Different classes of membranes were prepared to obtain the desired separation performance during beer filtration.  A first class are the asymmetric cellulose tri-acetate (CTA) membranes. This membrane type is created via a synthesis method known as non-solvent induced phase separation (NIPS). Herein, a homogeneous solution of CTA is cast on a substrate and subsequently immersed in a non-solvent bath. Upon immersion, the non-solvent ‘pushes out’ the solvent and makes it possible for the polymer CTA to solidify again in a structure with a specific porosity. During this process, the most critical parameters that influence the final structure are optimized using the above mentioned novel optimization strategy.

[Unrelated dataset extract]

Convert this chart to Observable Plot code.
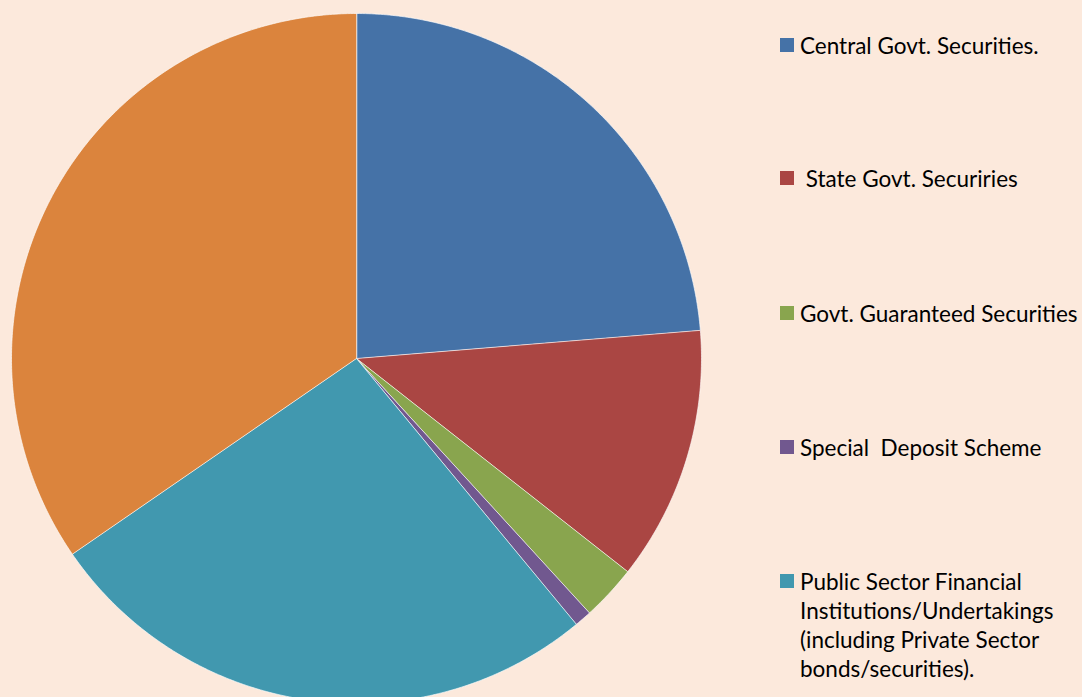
<!DOCTYPE html>
<html><head><meta charset="utf-8">
<script src="https://cdn.jsdelivr.net/npm/d3@7"></script>
<script src="https://cdn.jsdelivr.net/npm/@observablehq/plot@0.6"></script>
<style>
html,body{margin:0;padding:0;background:#fce9dc;}
#wrap{position:relative;width:1082px;height:697px;overflow:hidden;background:#fce9dc;}
#chart{position:absolute;left:0;top:0;}
#legend{position:absolute;left:780px;top:0;font-family:Lato,"Open Sans",sans-serif;font-size:22.5px;color:#000;}
.item{position:absolute;left:0;display:flex;align-items:flex-start;}
.sw{width:14px;height:14px;margin-top:7.5px;margin-right:6px;flex:none;}
.lab{white-space:pre;line-height:29px;}
</style></head>
<body>
<div id="wrap"><div id="chart"></div><div id="legend"></div></div>
<script>
// Data (percent shares; clockwise from 12 o'clock)
const categories = [
  "Central Govt. Securities.",
  " State Govt. Securiries",
  "Govt. Guaranteed Securities",
  "Special  Deposit Scheme",
  "Public Sector Financial\nInstitutions/Undertakings\n(including Private Sector\nbonds/securities).",
  "Other"
];
const shares = [23.7, 11.9, 2.6, 0.8, 26.4, 34.6];
const colors = ["#4572a7", "#aa4643", "#89a54e", "#71588f", "#4198af", "#db843d"];
const legendCount = 5; // orange slice has no legend entry in the original

// Layout
const W = 1082, H = 697, cx = 356, cy = 358, R = 345;

const table = categories.map((c, i) => ({key: c, value: shares[i], color: colors[i]}));
const arcs = d3.pie().sort(null).value(d => d.value)(table);

// Build slice outlines (wedge polygons) from the pie angles
const pts = [];
arcs.forEach((a, i) => {
  const k = a.data.key;
  pts.push({k, x: 0, y: 0});
  const n = Math.max(2, Math.ceil((a.endAngle - a.startAngle) / (Math.PI / 360)));
  for (let j = 0; j <= n; j++) {
    const t = a.startAngle + (a.endAngle - a.startAngle) * j / n;
    pts.push({k, x: Math.sin(t) * R, y: Math.cos(t) * R});
  }
});

const plot = Plot.plot({
  width: W, height: H,
  margin: 0,
  x: {domain: [-cx, W - cx], axis: null},
  y: {domain: [cy - H, cy], axis: null},
  color: {domain: categories, range: colors},
  style: {background: "transparent", overflow: "visible"},
  marks: [
    Plot.line(pts, {x: "x", y: "y", z: "k", fill: "k", stroke: "#ffffff", strokeOpacity: 0.8, strokeWidth: 0.8, curve: "linear-closed"})
  ]
});
document.getElementById("chart").appendChild(plot);

// Legend
const legendTops = [45, 178, 313, 447, 581];
const leg = document.getElementById("legend");
for (let i = 0; i < legendCount; i++) {
  const it = document.createElement("div");
  it.className = "item";
  it.style.top = (legendTops[i] - 14.5) + "px";
  const sw = document.createElement("div");
  sw.className = "sw";
  sw.style.background = colors[i];
  const lab = document.createElement("div");
  lab.className = "lab";
  lab.textContent = categories[i];
  it.appendChild(sw); it.appendChild(lab);
  leg.appendChild(it);
}
</script>
</body></html>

However, the chemical stability in beer of these CTA membranes was questioned and therefore, another class of membranes, the so-called ‘thin film composite’ (TFC) membranes were studied. As the name suggests, these are membranes with a thin film on top (i.e. top-layer) of an asymmetric polymeric support. The top-layer is obtained by reaction between 2 different types of molecules (reactants) which are both dissolved in a different phase, i.e. an aqueous phase and an organic phase. TFC membranes are widely researched because they (i) can be optimized towards an increased chemical stability and (ii) have a high selectivity combined with a rather high permeance due to the thin film. In this work, another type of organic solvent is used, namely ionic liquids (ILs). ILs are a kind of salts that are liquid at room temperature and can have a positive effect on the membrane performance. Different parameters for the synthesis of the membrane (with this IL) were varied and investigated. Relative good membrane retentions were obtained but the exact mechanism responsible for this performance is still complex and needs further research.

Finally, one of the supports used during TFC membrane synthesis was polysulfone (PSf). However, the chemical stability of this polymer during the synthesis procedure was an issue. Therefore, a more chemically stable PSf/polyacrylate support was obtained  by cross-linking it via photo-irradiation (UV-LED). Future studies can be conducted with the use of this PSf/polyacrylate support as an universal support during TFC membrane synthesis and subsequently test it performance during beer filtration experiments.